INPUT RECORDS:
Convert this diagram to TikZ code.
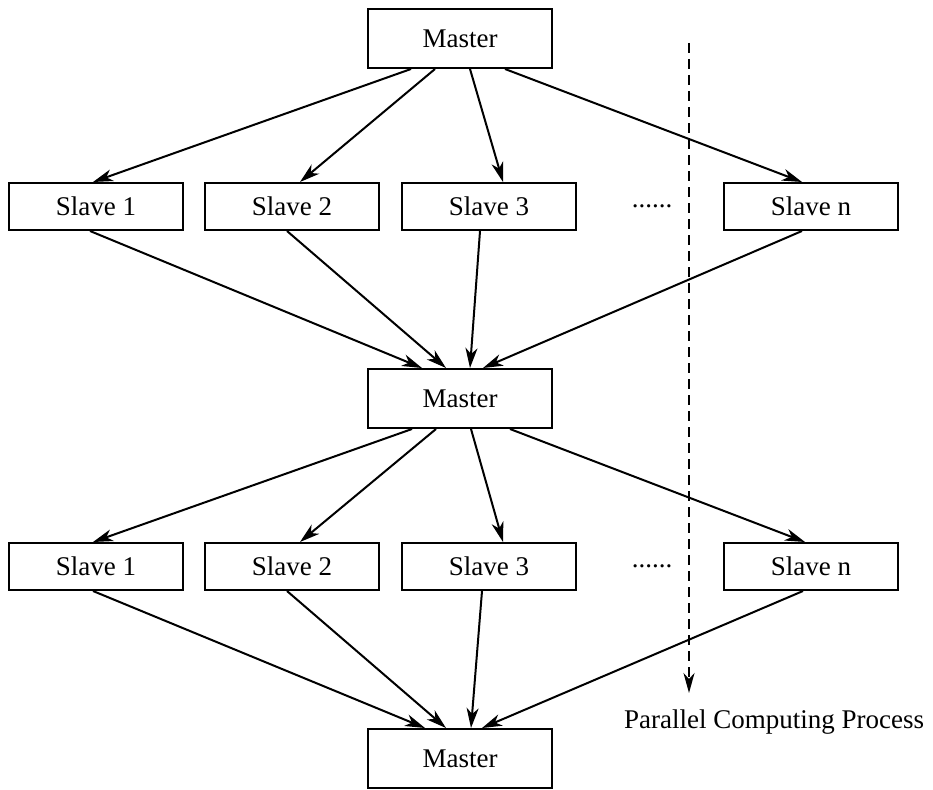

==

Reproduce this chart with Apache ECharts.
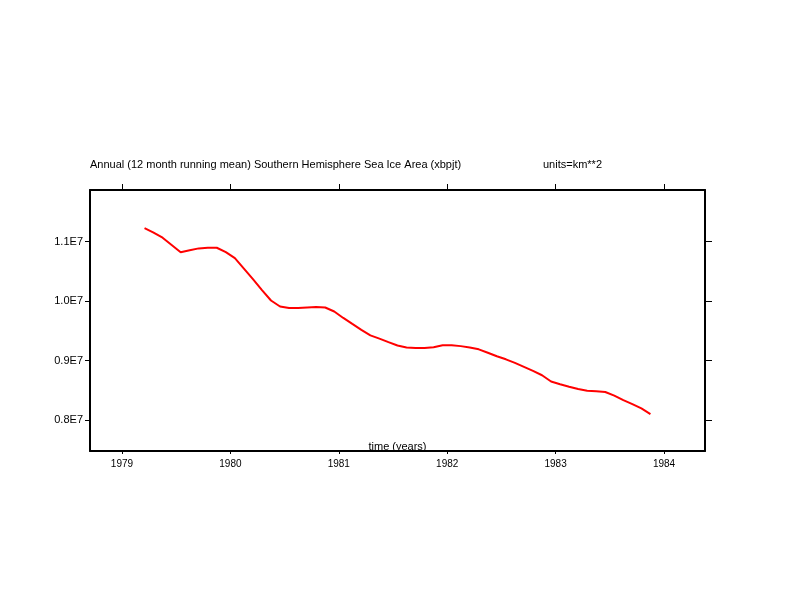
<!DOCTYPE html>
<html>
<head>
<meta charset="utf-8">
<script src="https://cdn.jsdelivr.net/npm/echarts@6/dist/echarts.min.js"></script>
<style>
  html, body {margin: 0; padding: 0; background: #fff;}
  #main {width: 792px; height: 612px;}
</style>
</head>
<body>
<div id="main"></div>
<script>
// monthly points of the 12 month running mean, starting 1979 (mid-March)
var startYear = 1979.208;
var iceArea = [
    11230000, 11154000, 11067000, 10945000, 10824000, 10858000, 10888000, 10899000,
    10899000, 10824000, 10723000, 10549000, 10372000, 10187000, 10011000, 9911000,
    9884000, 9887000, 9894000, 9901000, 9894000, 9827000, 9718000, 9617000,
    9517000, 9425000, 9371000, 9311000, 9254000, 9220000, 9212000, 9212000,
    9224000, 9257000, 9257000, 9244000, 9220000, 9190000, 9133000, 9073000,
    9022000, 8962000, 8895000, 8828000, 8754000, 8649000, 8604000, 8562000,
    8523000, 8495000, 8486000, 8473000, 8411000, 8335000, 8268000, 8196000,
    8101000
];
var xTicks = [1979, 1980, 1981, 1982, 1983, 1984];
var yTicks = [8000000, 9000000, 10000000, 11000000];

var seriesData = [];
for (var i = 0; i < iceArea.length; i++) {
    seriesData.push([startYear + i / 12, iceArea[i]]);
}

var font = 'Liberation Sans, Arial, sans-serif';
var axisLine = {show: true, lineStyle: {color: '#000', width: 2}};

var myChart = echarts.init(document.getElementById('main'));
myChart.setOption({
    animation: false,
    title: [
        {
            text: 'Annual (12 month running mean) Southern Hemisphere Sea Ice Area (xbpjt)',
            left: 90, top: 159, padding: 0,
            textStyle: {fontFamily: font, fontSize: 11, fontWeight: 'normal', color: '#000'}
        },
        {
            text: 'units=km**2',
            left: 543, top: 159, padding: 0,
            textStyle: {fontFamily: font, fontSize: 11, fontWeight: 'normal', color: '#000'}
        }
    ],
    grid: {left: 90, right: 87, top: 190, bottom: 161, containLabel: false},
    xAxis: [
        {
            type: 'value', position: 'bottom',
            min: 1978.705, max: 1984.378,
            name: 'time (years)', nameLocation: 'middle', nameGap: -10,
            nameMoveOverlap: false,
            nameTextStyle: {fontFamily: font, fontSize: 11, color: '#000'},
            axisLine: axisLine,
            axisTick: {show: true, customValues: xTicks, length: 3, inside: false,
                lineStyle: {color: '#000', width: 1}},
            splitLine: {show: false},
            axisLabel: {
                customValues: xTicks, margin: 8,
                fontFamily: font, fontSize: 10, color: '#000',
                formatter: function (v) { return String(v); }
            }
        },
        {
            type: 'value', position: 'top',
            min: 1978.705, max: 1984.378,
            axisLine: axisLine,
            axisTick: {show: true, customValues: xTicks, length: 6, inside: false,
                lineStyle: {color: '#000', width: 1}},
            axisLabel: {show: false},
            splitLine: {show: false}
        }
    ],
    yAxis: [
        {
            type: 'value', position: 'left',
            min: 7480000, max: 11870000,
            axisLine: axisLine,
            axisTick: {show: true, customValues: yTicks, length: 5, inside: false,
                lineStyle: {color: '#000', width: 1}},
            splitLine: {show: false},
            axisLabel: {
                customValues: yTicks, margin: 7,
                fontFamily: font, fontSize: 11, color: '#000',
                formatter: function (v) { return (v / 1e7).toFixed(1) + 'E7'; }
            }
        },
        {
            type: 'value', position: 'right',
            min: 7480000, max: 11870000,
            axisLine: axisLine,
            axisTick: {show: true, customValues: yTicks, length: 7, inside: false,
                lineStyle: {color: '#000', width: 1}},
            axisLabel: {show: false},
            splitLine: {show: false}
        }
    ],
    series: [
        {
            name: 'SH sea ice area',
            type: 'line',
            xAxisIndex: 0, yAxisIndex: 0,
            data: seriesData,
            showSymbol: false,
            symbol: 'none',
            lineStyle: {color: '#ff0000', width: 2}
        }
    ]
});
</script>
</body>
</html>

...

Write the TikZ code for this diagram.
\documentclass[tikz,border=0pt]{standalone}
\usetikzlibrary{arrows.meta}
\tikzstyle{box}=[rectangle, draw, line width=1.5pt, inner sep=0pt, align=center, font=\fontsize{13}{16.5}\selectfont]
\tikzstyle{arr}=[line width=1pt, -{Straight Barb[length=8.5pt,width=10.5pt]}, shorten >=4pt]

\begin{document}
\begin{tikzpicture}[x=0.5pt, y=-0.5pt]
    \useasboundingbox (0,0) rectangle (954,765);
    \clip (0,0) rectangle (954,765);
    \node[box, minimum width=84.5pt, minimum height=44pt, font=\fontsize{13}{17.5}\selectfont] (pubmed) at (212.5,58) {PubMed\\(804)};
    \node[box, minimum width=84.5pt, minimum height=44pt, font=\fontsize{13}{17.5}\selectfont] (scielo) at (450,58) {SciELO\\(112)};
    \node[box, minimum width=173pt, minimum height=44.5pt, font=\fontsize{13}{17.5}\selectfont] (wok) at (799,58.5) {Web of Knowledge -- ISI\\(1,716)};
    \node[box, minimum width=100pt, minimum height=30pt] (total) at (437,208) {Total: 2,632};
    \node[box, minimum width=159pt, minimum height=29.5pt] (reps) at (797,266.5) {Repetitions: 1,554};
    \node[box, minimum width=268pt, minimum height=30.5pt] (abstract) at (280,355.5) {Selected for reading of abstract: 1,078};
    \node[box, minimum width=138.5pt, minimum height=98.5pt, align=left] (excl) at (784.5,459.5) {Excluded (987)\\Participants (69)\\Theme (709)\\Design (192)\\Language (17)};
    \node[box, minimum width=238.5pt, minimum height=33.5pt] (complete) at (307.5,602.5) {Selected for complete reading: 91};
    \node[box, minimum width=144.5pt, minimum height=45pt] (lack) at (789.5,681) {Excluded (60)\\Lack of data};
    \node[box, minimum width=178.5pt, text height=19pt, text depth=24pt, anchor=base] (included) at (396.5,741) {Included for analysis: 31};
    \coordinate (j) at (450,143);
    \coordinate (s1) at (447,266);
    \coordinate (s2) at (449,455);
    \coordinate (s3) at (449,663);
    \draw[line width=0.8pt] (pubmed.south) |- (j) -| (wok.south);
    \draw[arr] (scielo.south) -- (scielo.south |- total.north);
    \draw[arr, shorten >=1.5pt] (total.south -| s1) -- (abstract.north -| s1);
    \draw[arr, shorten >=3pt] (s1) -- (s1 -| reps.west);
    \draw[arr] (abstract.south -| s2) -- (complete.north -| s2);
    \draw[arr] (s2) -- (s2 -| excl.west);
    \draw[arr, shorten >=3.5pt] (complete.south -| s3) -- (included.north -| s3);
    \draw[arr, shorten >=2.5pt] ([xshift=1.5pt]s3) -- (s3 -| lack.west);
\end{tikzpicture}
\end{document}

REQUIREMENT:
Calculate how many lines of the material include the string "this", and state that number by itself.

SOLVED EXERCISE:
3